The British knew that in small colonial wars, the surprise offence could produce asymmetrical results.
In early June 1972, just as the Front were putting their plans together for the battle of Mirbat, the British had plans of their own. As the Front fighters slipped over the border from Yemen, soldiers from the Sultan’s Armed Forces slid across the border the other way to cause havoc behind enemy lines. Such operations were only sanctioned at the highest level. In theory, Oman was not at war with its neighbour, Yemen, but everyone knew what was really happening. It would have been embarrassing for the Sultan if any of his men were captured so only the best went. They all came back.
The year before, the local firqat had identified and removed the rebels’ intelligence cell in Mirbat but the ties of blood and tribe remained. The eight SAS men from B Squadron were embedded closely in the local community, and although they were quiet about their movements the local rebel spies knew they were about to go home to be replaced by new soldiers. Every military commander in history knows this is the best time to attack, when soldiers are relaxed, their minds elsewhere.
A week before the battle, the rebel commanders made a final, detailed assessment of the SAS at Mirbat.
Back in 1972, Mirbat was a small fishing village on the coast of Dhofar, but strategically very important.
As well as the British soldiers there were around forty firqat, a group of old men guarding the Wali’s fort, armed with .303 British Lee-Enfield rifles from World War One, and some local gendarmerie, young police officers there to maintain the civil peace. Above the fort, on the slopes of the djebel, there were usually six local gendarmes, policemen in a sangar – a small sentry post fortified with rocks. Their job, twenty-four hours a day, was to raise the alarm in the event of an attack.
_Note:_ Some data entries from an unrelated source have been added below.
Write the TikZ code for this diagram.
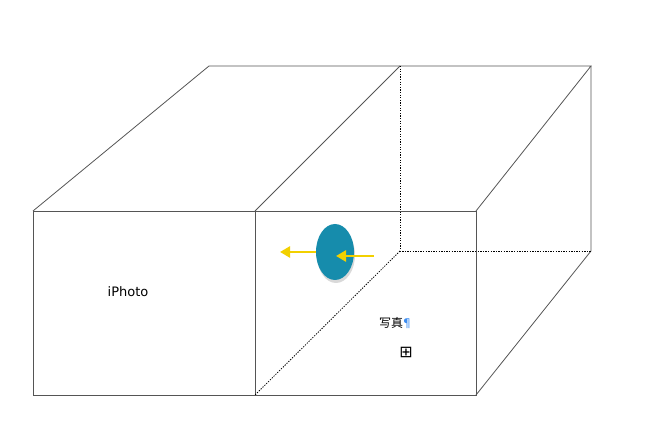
\documentclass[tikz,border=0pt]{standalone}
\usepackage{fontspec}
\setmainfont{DejaVu Sans}
\newfontfamily\cjk{Noto Sans CJK SC}
\usepackage{tikz}
\usetikzlibrary{arrows.meta,positioning,shadows,shapes.geometric}
\definecolor{arista}{RGB}{85,85,85}
\definecolor{bola}{RGB}{22,140,172}
\definecolor{flecha}{RGB}{242,208,0}
\definecolor{marca}{RGB}{60,140,240}
\tikzstyle{borde}=[draw=arista,line width=0.8pt]
\tikzstyle{oculto}=[draw=black,line width=0.8pt,dash pattern=on 1.3pt off 1.3pt]
\tikzstyle{mov}=[draw=flecha,line width=2.8pt,-{Triangle[length=10pt,width=11pt]}]
\tikzstyle{etiqueta}=[inner sep=0pt,font=\fontsize{13}{15}\selectfont]

\begin{document}
\begin{tikzpicture}[x=1pt,y=-1pt]
	\useasboundingbox (0,0) rectangle (649,443);
	% esquinas de la caja
	\coordinate (fsi) at (33,211);
	\coordinate (fsm) at (255,211);
	\coordinate (fsd) at (476,211);
	\coordinate (fii) at (33,395);
	\coordinate (fim) at (255,395);
	\coordinate (fid) at (476,395);
	\coordinate (tsi) at (209,66);
	\coordinate (tsm) at (400,66);
	\coordinate (tsd) at (591,66);
	\coordinate (tim) at (400,251);
	\coordinate (tid) at (591,251);

	\draw[borde] (fsi) -- (fsd) -- (fid) -- (fii) -- cycle;
	\draw[borde] (fsm) -- (fim);
	\draw[borde] (fsi) -- (tsi) -- (tsd) -- (fsd);
	\draw[borde] (fsm) -- (tsm);
	\draw[borde] (tsd) -- (tid) -- (fid);
	\draw[oculto] (tsm) -- (tim) -- (tid);
	\draw[oculto] (tim) -- (fim);

	% textos
	\node[etiqueta] (iphoto) at (128,292) {iPhoto};
	\node[etiqueta,font=\fontsize{12}{14}\selectfont] (foto) at (395,323) {{\cjk 写真}\textcolor{marca}{¶}};
	\node[etiqueta,font=\fontsize{16}{18}\selectfont] (ancla) at (406,352) {⊞};

	% la bola y sus flechas
	\node[ellipse,fill=bola,minimum width=38pt,minimum height=56pt,inner sep=0pt,
		drop shadow={shadow xshift=1pt,shadow yshift=-3pt,opacity=0.3}]
		(bola) at (335,252) {};
	\coordinate (izq) at (280,252);
	\coordinate (der) at (374,256);
	\coordinate (centro) at (336,256);
	\draw[mov] (bola.west) -- (izq);
	\draw[mov] (der) -- (centro);
\end{tikzpicture}
\end{document}
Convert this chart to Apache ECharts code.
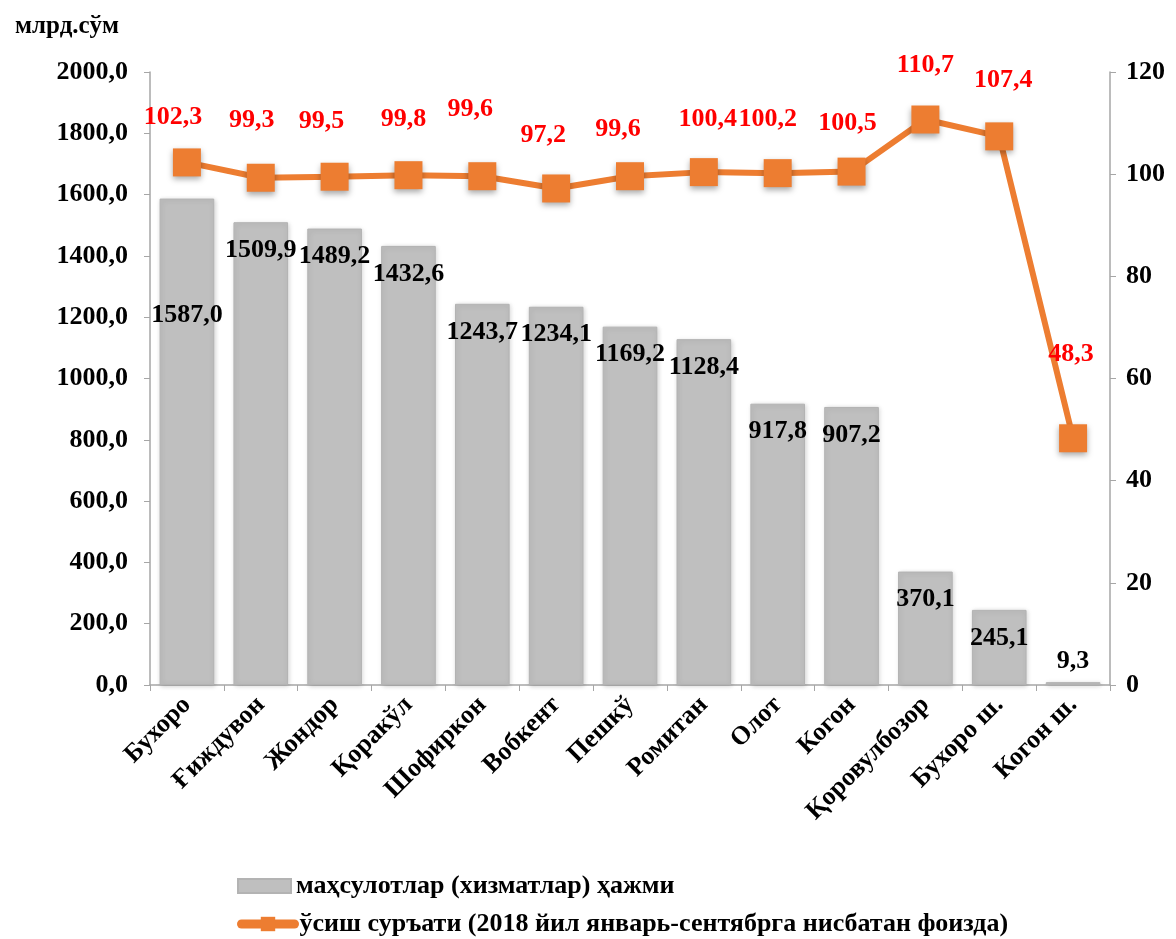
<!DOCTYPE html>
<html><head><meta charset="utf-8">
<script src="https://cdn.jsdelivr.net/npm/echarts@6/dist/echarts.min.js"></script>
<style>html,body{margin:0;padding:0;background:#fff}#c{width:1176px;height:939px}</style>
</head><body><div id="c"></div>
<script>
const categories = ['Бухоро','Ғиждувон','Жондор','Қоракўл','Шофиркон','Вобкент','Пешкў','Ромитан','Олот','Когон','Қоровулбозор','Бухоро ш.','Когон ш.'];
const volume = [1587.0,1509.9,1489.2,1432.6,1243.7,1234.1,1169.2,1128.4,917.8,907.2,370.1,245.1,9.3];
const growth = [102.3,99.3,99.5,99.8,99.6,97.2,99.6,100.4,100.2,100.5,110.7,107.4,48.3];
const seriesNames = ['маҳсулотлар (хизматлар) ҳажми','ўсиш суръати (2018 йил январь-сентябрга нисбатан фоизда)'];
const unitLabel = 'млрд.сўм';

const F = '"Liberation Serif","Times New Roman",serif';
const FS = 26;
const fmt = v => v.toFixed(1).replace('.', ',');
const chart = echarts.init(document.getElementById('c'));

// label placement tweaks (style only, as in the reference)
const barLabelDist = { 0: 104 };
const lineLabelDist = [18, 30, 28, 29, 40, 26, 20, 26, 27, 21, 27, 29, 57];
const lineLabelDx = [-14, -9, -13, -5, -12, -13, -12, 4, -10, -4, 0, 4, -2];

const barData = volume.map((v, i) => {
  const item = { value: v };
  if (barLabelDist[i] !== undefined) item.label = { position: 'insideTop', distance: barLabelDist[i] };
  if (v < 100) item.label = { position: 'top', distance: 8 };
  return item;
});
const lineData = growth.map((v, i) => ({
  value: v,
  label: { distance: lineLabelDist[i], offset: [lineLabelDx[i], 0] }
}));

const legendBase = {
  orient: 'vertical', left: 237, padding: 0, itemWidth: 53, itemHeight: 14,
  textStyle: { fontFamily: F, fontSize: FS, fontWeight: 'bold', color: '#000' }
};

chart.setOption({
  animation: false,
  textStyle: { fontFamily: F },
  title: { text: unitLabel, left: 10, top: 9, textStyle: { fontFamily: F, fontSize: 25, fontWeight: 'bold', color: '#000' } },
  grid: { left: 150, right: 66, top: 72, bottom: 254, containLabel: false },
  legend: [
    Object.assign({}, legendBase, { top: 873, data: [{ name: seriesNames[0], icon: 'rect' }] }),
    Object.assign({}, legendBase, { top: 911, itemHeight: 18, data: [{ name: seriesNames[1], lineStyle: { width: 9, color: '#ed7d31', cap: 'round' } }] })
  ],
  xAxis: {
    type: 'category', data: categories,
    axisLine: { lineStyle: { color: '#a6a6a6', width: 1.5 } },
    axisTick: { show: true, interval: 0, length: 6, lineStyle: { color: '#a6a6a6' } },
    axisLabel: { interval: 0, rotate: 45, fontFamily: F, fontSize: FS, fontWeight: 'bold', color: '#000', margin: 16 }
  },
  yAxis: [
    { type: 'value', min: 0, max: 2000, interval: 200,
      axisLine: { show: true, lineStyle: { color: '#a6a6a6', width: 1.5 } },
      axisTick: { show: true, length: 6, lineStyle: { color: '#a6a6a6' } },
      splitLine: { show: false },
      axisLabel: { fontFamily: F, fontSize: FS, fontWeight: 'bold', color: '#000', margin: 22, formatter: v => fmt(v) } },
    { type: 'value', min: 0, max: 120, interval: 20, position: 'right',
      axisLine: { show: true, lineStyle: { color: '#a6a6a6', width: 1.5 } },
      axisTick: { show: true, length: 6, lineStyle: { color: '#a6a6a6' } },
      splitLine: { show: false },
      axisLabel: { fontFamily: F, fontSize: FS, fontWeight: 'bold', color: '#000', margin: 16 } }
  ],
  series: [
    { name: seriesNames[0], type: 'bar', yAxisIndex: 0, data: barData, barCategoryGap: '26%',
      itemStyle: { color: '#bfbfbf', borderColor: '#b3b3b3', borderWidth: 1, shadowBlur: 5, shadowColor: 'rgba(0,0,0,0.18)', shadowOffsetX: 1, shadowOffsetY: 1 },
      label: { show: true, position: 'insideTop', distance: 15, fontFamily: F, fontSize: FS, fontWeight: 'bold', color: '#000', formatter: p => fmt(p.value) } },
    { name: seriesNames[1], type: 'line', yAxisIndex: 1, data: lineData,
      symbol: 'rect', symbolSize: 28,
      lineStyle: { color: '#ed7d31', width: 6 },
      itemStyle: { color: '#ed7d31', shadowBlur: 6, shadowColor: 'rgba(0,0,0,0.35)', shadowOffsetY: 3 },
      label: { show: true, position: 'top', fontFamily: F, fontSize: FS, fontWeight: 'bold', color: '#ff0000', formatter: p => fmt(p.value) } }
  ]
});
</script></body></html>
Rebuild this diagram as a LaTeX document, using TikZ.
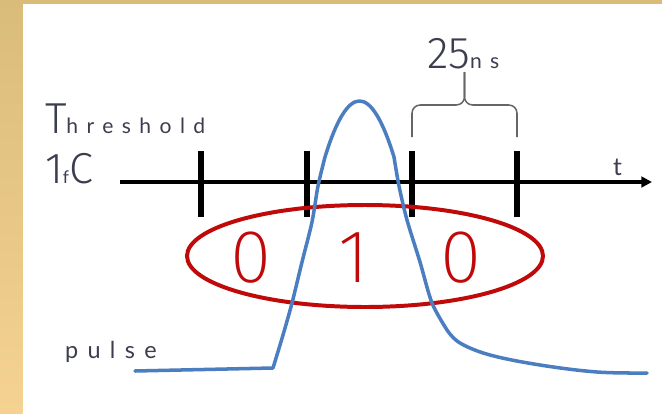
\documentclass[tikz,border=0pt]{standalone}
\usepackage{fontspec}
\setmainfont{Lato}
\newfontfamily\thinfont{Fira Sans Light}
\newfontfamily\hairfont{Fira Sans ExtraLight}
\newfontfamily\spacedfont{Lato}[LetterSpace=40]
\usepackage{xcolor}
\usepackage{tikz}
\usetikzlibrary{arrows.meta}
\usetikzlibrary{positioning}

\definecolor{goldtop}{RGB}{218,188,122}
\definecolor{goldbot}{RGB}{245,210,145}
\definecolor{pulseblue}{RGB}{74,126,193}
\definecolor{ovalred}{RGB}{192,10,10}
\definecolor{labelgray}{RGB}{60,62,80}

\begin{document}
\begin{tikzpicture}[
    x=0.03cm, y=-0.03cm,
    every node/.style={inner sep=0pt, outer sep=0pt, text=labelgray},
    axis/.style={line width=3.4pt, -{Triangle[length=9pt,width=9pt]}},
    tickmark/.style={line width=5pt},
    pulseline/.style={line width=3pt, pulseblue, line join=round, line cap=round},
    oval/.style={line width=3.4pt, ovalred},
    bracket/.style={line width=1.3pt, black!60, rounded corners=7pt},
    digit/.style={font=\hairfont\fontsize{64}{64}\selectfont, text=ovalred},
  ]

  % background
  \useasboundingbox (0,0) rectangle (662,413);
  \fill[white] (0,0) rectangle (662,413);
  \shade[top color=goldtop, bottom color=goldbot] (0,0) rectangle (22.7,413);
  \fill[goldtop] (0,0) rectangle (662,4);

  % labels
  \node[anchor=base west] (thresh) at (45,133)
    {{\thinfont\fontsize{37}{37}\selectfont T}{\spacedfont\fontsize{18}{18}\selectfont hreshold}};
  \node[anchor=base west] (charge) at (45,183)
    {{\thinfont\fontsize{37}{37}\selectfont 1}{\spacedfont\fontsize{15}{15}\selectfont f}{\thinfont\fontsize{37}{37}\selectfont C}};
  \node[anchor=base west] (period) at (427,68)
    {{\thinfont\fontsize{38}{38}\selectfont 25}{\spacedfont\fontsize{18}{18}\selectfont ns}};
  \node[anchor=base west, font=\fontsize{21}{21}\selectfont] (tlabel) at (613,175) {t};
  \node[anchor=base west, font=\spacedfont\fontsize{20}{20}\selectfont] (pulselabel) at (65,358) {pulse};

  % time axis
  \coordinate (axstart) at (120,182);
  \coordinate (axend) at (652,182);
  \draw[axis] (axstart) -- (axend);
  \foreach \tx in {201,307,412,517}
    \draw[tickmark] (\tx,151) -- (\tx,217);

  % brace over one period
  \coordinate (tip) at (464.5,72);
  \draw[bracket] (412,137) -- (412,105) -- (464.5,105) -- (tip);
  \draw[bracket] (517,137) -- (517,105) -- (464.5,105) -- (tip);

  % sampled bits
  \draw[oval] (365,256) ellipse [x radius=178, y radius=51];
  \node[digit] (bitA) at (251,258) {0};
  \node[digit] (bitB) at (354,258) {1};
  \node[digit] (bitC) at (461,258) {0};

  % pulse
  \draw[pulseline] (135,371) -- (273,368)
    plot[smooth, tension=0.5] coordinates {(273,368) (283,335) (292,303) (302,262) (312,222) (318,186) (325,157)}
    .. controls (348,82.3) and (371,82.3) .. (394,157)
    plot[smooth, tension=0.5] coordinates {(394,157) (399,186) (407,220) (420,262) (432,303) (447,330)}
    plot[smooth, tension=0.6] coordinates {(447,330) (460,343) (490,355) (540,365) (597,372) (647,373)};

\end{tikzpicture}
\end{document}
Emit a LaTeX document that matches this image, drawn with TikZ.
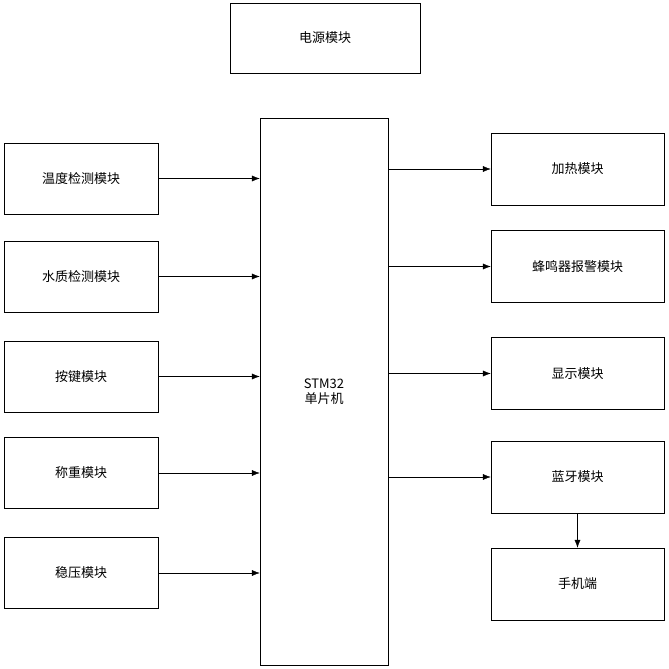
\documentclass[tikz,border=0pt]{standalone}
\usepackage{fontspec}
\setmainfont{Noto Sans CJK SC}
\usetikzlibrary{arrows.meta}

\tikzset{
  blk/.style={draw, thin, inner sep=0pt, font=\fontsize{13}{15}\selectfont},
  lbox/.style={blk, minimum width=154pt, minimum height=71pt},
  rbox/.style={blk, minimum width=173pt, minimum height=72pt},
  link/.style={thin, -{Latex[length=8pt,width=6pt]}}
}

\begin{document}
\begin{tikzpicture}[x=1pt,y=-1pt]

    \useasboundingbox (0,0) rectangle (669,669);

    \node[blk, minimum width=190pt, minimum height=70pt] (pwr) at (325,38) {电源模块};

    \node[blk, minimum width=128pt, minimum height=547pt, align=center] (mcu) at (324,391.5)
    {STM32\\单片机};

    % inputs
    \node[lbox] (temp) at (81,178.5) {温度检测模块};
    \node[lbox] (water) at (81,276.5) {水质检测模块};
    \node[lbox] (key) at (81,376.5) {按键模块};
    \node[lbox] (scale) at (81,473) {称重模块};
    \node[lbox] (reg) at (81,573) {稳压模块};

    % outputs
    \node[rbox] (heat) at (577.5,169) {加热模块};
    \node[rbox] (buzz) at (577.5,266.5) {蜂鸣器报警模块};
    \node[rbox] (disp) at (577.5,373.5) {显示模块};
    \node[rbox] (bt) at (577.5,477) {蓝牙模块};
    \node[rbox] (phone) at (577.5,584) {手机端};

    \foreach \n in {temp,water,key,scale,reg}
      \draw[link] (\n.east) -- (\n.east -| mcu.west);

    \foreach \n in {heat,buzz,disp,bt}
      \draw[link] (\n.west -| mcu.east) -- (\n.west);

    \draw[link] (bt) -- (phone);

  \end{tikzpicture}
\end{document}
They also kept a watchful eye on the locals.
The rebels wanted to reduce the numbers so they planted a rumour of a big arms cache hidden in a cave out on the djebel. Normally the SAS went out with the firqat when there was the possibility of seizing weapons. Had they done so on this occasion, they would have all died. The insurgents were already there, waiting in ambush, around 100 strong. If the SAS had gone with them, they would have been caught on open ground, surrounded and slaughtered as they fought alongside the firqat.
The morning before the battle, Sean Creak, one of the fixed-wing pilots, flew a small Beaver passenger plane down to Mirbat. These planes were airborne taxis, largely used to move officers round the djebel so they could talk to people directly and see for themselves what was going on. With the handover due the next day, he flew the B Squadron boss, Richard Pirie, down to Mirbat to talk to his Captain, Mike Kealy. While the officers chatted, he went off to have a cup of tea and a natter with Laba, a man he remembers very affectionately now as ‘a big bastard, six foot tall, six foot wide and six foot deep!’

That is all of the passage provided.